We installed the HRV as a fully ducted system meaning all the ducts used to bring in fresh air from outside and exhaust stale from inside are dedicated to the HRV.

I made some changes in the way moisture is handled in the bathrooms of this home.  Instead of installing the usual bath fan, I decided to use the air exchanger instead.  Because of the tightness of the home, I wanted to limit the exhaust only equipment.  This home has an electric dryer which will exhaust around 100-200 CFM and venting range hood, again in the 100-200 CFM.  (The range is electric.)  If we had installed two bath fans, there would have been an additional 50 CFM each of exhaust only ventilation.  I decided to use the HRV with a timer switch as the bath fan.  The timer will bump the HRV into a high speed, maximum 120 CFM of exhaust, but an equal airflow will be coming back into the building.  I will be instructing the homeowner to start the timer during every bath or shower.  I’ve had some discussions with other HVAC contractor’s who won’t use an HRV as a sole bath fan.  The reason being is if the unit isn’t maintained regularly, the reduction in air flow can cause high moisture loading in the bathroom.  No mater what, ventilation equipment needs maintenance, just like it’s important to change the oil in your car, HVAC filters need to be cleaned or changed.

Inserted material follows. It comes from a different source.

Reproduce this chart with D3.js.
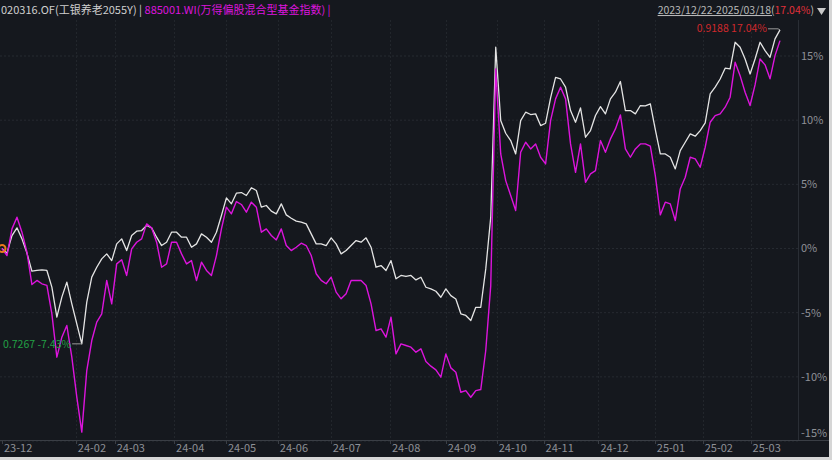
<!DOCTYPE html>
<html><head><meta charset="utf-8">
<script src="https://cdn.jsdelivr.net/npm/d3@7/dist/d3.min.js"></script>
<style>
html,body{margin:0;padding:0;background:#15181e;}
svg{display:block;}
text{font-family:"Noto Sans CJK SC","Noto Sans",sans-serif;}
</style></head>
<body>
<svg id="c" width="832" height="460"></svg>
<script>
// ---- data ----
const fundName = "020316.OF(工银养老2055Y)";
const indexName = "885001.WI(万得偏股混合型基金指数)";
const periodText = "2023/12/22-2025/03/18(";
const periodReturn = "17.04%";
const tickLabels = ["23-12","24-02","24-03","24-04","24-05","24-06","24-07","24-08","24-09","24-10","24-11","24-12","25-01","25-02","25-03"];
const tickIdx = [0,14.8,22.6,34.5,44.9,55.3,65.9,77.8,89,99.2,108.6,119.6,130.9,140.5,150.1];
const yTicks = [-15,-10,-5,0,5,10,15];
const fundSeries = [
0,-0.36,1.01,1.61,0.75,-0.36,-1.77,-1.71,-1.66,-1.71,-3.01,-5.35,-3.79,-2.62,-4.31,-5.87,-7.43,-4.18,-2.23,-1.46,-0.81,-0.42,-0.94,0.36,0.75,-0.16,1.01,1.35,1.40,1.79,1.61,0.88,0.23,0.49,1.27,1.27,0.88,0.88,0.10,0.36,1.14,0.88,0.49,
1.27,2.57,3.95,3.48,4.31,4.36,4.13,4.73,4.52,3.22,3.35,2.91,2.70,3.48,2.62,2.36,2.13,2.05,1.92,1.14,0.36,0.36,0.23,0.83,0.36,-0.42,-0.16,0.23,0.62,0.49,0.83,0.10,-1.46,-1.33,-1.71,-0.94,-2.36,-2.10,-2.18,-2.10,
-2.45,-2.24,-3.02,-3.15,-3.33,-3.80,-3.15,-3.67,-3.93,-5.09,-5.22,-5.61,-4.58,-4.58,-1.59,2.44,15.68,9.97,8.98,8.41,7.37,9.97,10.62,10.44,10.49,9.58,9.76,11.73,13.34,13.21,12.57,10.75,9.84,10.96,8.67,9.19,10.36,11.06,10.49,11.66,
12.18,13.01,10.75,10.75,10.49,11.14,11.11,11.27,9.27,7.37,7.37,7.11,6.20,7.63,8.28,8.93,8.75,9.19,9.79,12.05,12.57,13.21,14.05,13.99,16.07,15.68,14.77,13.60,14.77,16.07,15.42,14.90,16.33,17.04];
const indexSeries = [
0,-0.55,1.53,2.44,1.27,-0.29,-2.81,-2.49,-2.75,-2.88,-5.09,-8.47,-6.91,-6.00,-8.47,-11.58,-14.31,-9.51,-7.17,-5.74,-5.09,-2.49,-4.31,-1.20,-0.88,-2.10,-0.03,0.49,0.75,1.92,1.61,0.49,-1.46,-1.20,0.49,0.49,-0.42,-1.20,-0.94,-2.49,-1.07,-1.71,-2.10,
-0.55,1.53,3.22,2.70,3.66,3.43,2.83,3.61,3.22,1.27,1.53,1.01,0.67,1.53,0.23,-0.16,0.10,0.41,0.23,-0.55,-1.97,-2.49,-2.75,-2.23,-3.40,-3.92,-3.53,-2.49,-2.49,-2.49,-2.88,-4.31,-6.39,-6.26,-6.91,-5.35,-8.21,-7.43,-7.56,-7.69,
-8.08,-7.82,-8.81,-9.17,-9.46,-10.03,-8.21,-9.30,-9.64,-11.20,-11.07,-11.59,-11.07,-10.99,-7.95,-2.89,13.99,7.37,5.29,4.13,2.96,7.50,8.28,7.76,8.15,7.11,6.59,9.97,11.66,12.57,11.66,8.15,5.94,8.15,5.16,5.81,6.07,8.41,7.50,8.54,
9.32,10.41,7.76,7.11,7.76,8.15,8.15,7.97,5.68,2.62,3.61,3.48,2.18,4.64,5.55,7.11,6.98,6.33,7.89,9.84,10.36,10.49,11.01,11.79,14.51,13.47,12.18,11.14,12.75,14.77,14.31,13.22,15.03,16.20];
const minNav = "0.7267", minPct = "-7.43%";
const endNav = "0.9188", endPct = "17.04%";

// ---- drawing ----
const svg = d3.select("#c");
const W = 832, H = 460;
const plotRight = 798, axisY = 440;
svg.append("rect").attr("width",W).attr("height",H).attr("fill","#15181e");

const x = d3.scaleLinear().domain([0, fundSeries.length-1]).range([2, 780]);
const y = d3.scaleLinear().domain([-15, 15]).range([441, 56]);

// grid
const g = svg.append("g");
g.selectAll("line.h").data(yTicks).join("line")
  .attr("x1",0).attr("x2",plotRight).attr("y1",d=>y(d)).attr("y2",d=>y(d))
  .attr("stroke","#262a31").attr("stroke-width",1).attr("stroke-dasharray","2,2");
g.selectAll("line.v").data(tickIdx.slice(1)).join("line")
  .attr("x1",d=>Math.round(x(d))+0.5).attr("x2",d=>Math.round(x(d))+0.5).attr("y1",20).attr("y2",axisY)
  .attr("stroke","#22262c").attr("stroke-width",1).attr("stroke-dasharray","2,2");

// right axis separator and bottom axis line
svg.append("line").attr("x1",plotRight+0.5).attr("x2",plotRight+0.5).attr("y1",20).attr("y2",axisY)
  .attr("stroke","#2a2e35");
svg.append("line").attr("x1",0).attr("x2",W).attr("y1",axisY+0.5).attr("y2",axisY+0.5)
  .attr("stroke","#3a3e45");

// y labels
svg.selectAll("text.yl").data(yTicks).join("text")
  .attr("x",801).attr("y",d=>Math.min(y(d),433)).attr("dy","0.35em")
  .attr("fill","#8e9096").attr("font-size","11px")
  .text(d=>d+"%");

// x ticks & labels
svg.selectAll("line.xt").data(tickIdx).join("line")
  .attr("x1",d=>Math.round(x(d))+0.5).attr("x2",d=>Math.round(x(d))+0.5)
  .attr("y1",axisY).attr("y2",axisY+4).attr("stroke","#3a3e45");
svg.selectAll("text.xl").data(tickLabels).join("text")
  .attr("x",(d,i)=>x(tickIdx[i])+2).attr("y",452)
  .attr("fill","#8e9096").attr("font-size","11px").text(d=>d);

// lines
const line = d3.line().x((d,i)=>x(i)).y(d=>y(d));
svg.append("path").datum(fundSeries).attr("d",line)
  .attr("fill","none").attr("stroke","#e4e4e4").attr("stroke-width",1.3).attr("stroke-linejoin","round");
svg.append("path").datum(indexSeries).attr("d",line)
  .attr("fill","none").attr("stroke","#dc14dc").attr("stroke-width",1.4).attr("stroke-linejoin","round");

// start marker
svg.append("circle").attr("cx",x(0)).attr("cy",y(0)).attr("r",3.5)
  .attr("fill","none").attr("stroke","#ec7a1c").attr("stroke-width",2);

// min annotation
const minI = d3.minIndex(fundSeries);
const mx = x(minI), my = y(fundSeries[minI]);
const mt = svg.append("text").attr("x",3).attr("y",my).attr("dy","0.35em")
  .attr("fill","#22a045").attr("font-size","10.5px").text(minNav+" "+minPct);
const mtEnd = 3 + mt.node().getComputedTextLength();
svg.append("line").attr("x1",mtEnd+1).attr("x2",mx).attr("y1",my).attr("y2",my).attr("stroke","#9a9a9a");

// end annotation
const lastI = fundSeries.length-1;
const ex = x(lastI), ey = y(fundSeries[lastI]);
svg.append("path").attr("d",`M${ex-12},${ey-1}H${ex-2}L${ex},${ey}`).attr("fill","none").attr("stroke","#9a9a9a");
svg.append("text").attr("x",ex-13).attr("y",ey-1).attr("dy","0.35em").attr("text-anchor","end")
  .attr("fill","#d0282c").attr("font-size","10.5px").text(endNav+" "+endPct);

// header
const h = svg.append("text").attr("x",1).attr("y",14).attr("font-size","11px");
h.append("tspan").attr("fill","#cfcfcf").text(fundName+" | ");
h.append("tspan").attr("fill","#dc14dc").text(indexName+" |");

const r = svg.append("text").attr("x",814).attr("y",14).attr("font-size","10.5px").attr("text-anchor","end");
r.append("tspan").attr("fill","#b8b8b8").attr("text-decoration","underline").text(periodText);
r.append("tspan").attr("fill","#e0303a").text(periodReturn);
r.append("tspan").attr("fill","#b8b8b8").text(")");
svg.append("path").attr("d","M817,8H826L821.5,15Z").attr("fill","#c8c8c8");

// light frame at right/bottom edge
svg.append("rect").attr("x",829).attr("y",0).attr("width",3).attr("height",H).attr("fill","#d6d6d6");
svg.append("rect").attr("x",0).attr("y",457).attr("width",W).attr("height",3).attr("fill","#d6d6d6");
</script>
</body></html>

The switch to the right is the bathroom timer for the HRV.

One last system that was installed in this home, the Humidex exhaust fan for the garage.  I’ve written a blog post about this fan, read it here.

I’ve hit the major mechanical systems in the code minimum home.  I’ve gotten to know the owner a little since we began this project.  I will be visiting him from time to time to be sure the home is satisfying his expectations.  Time will tell.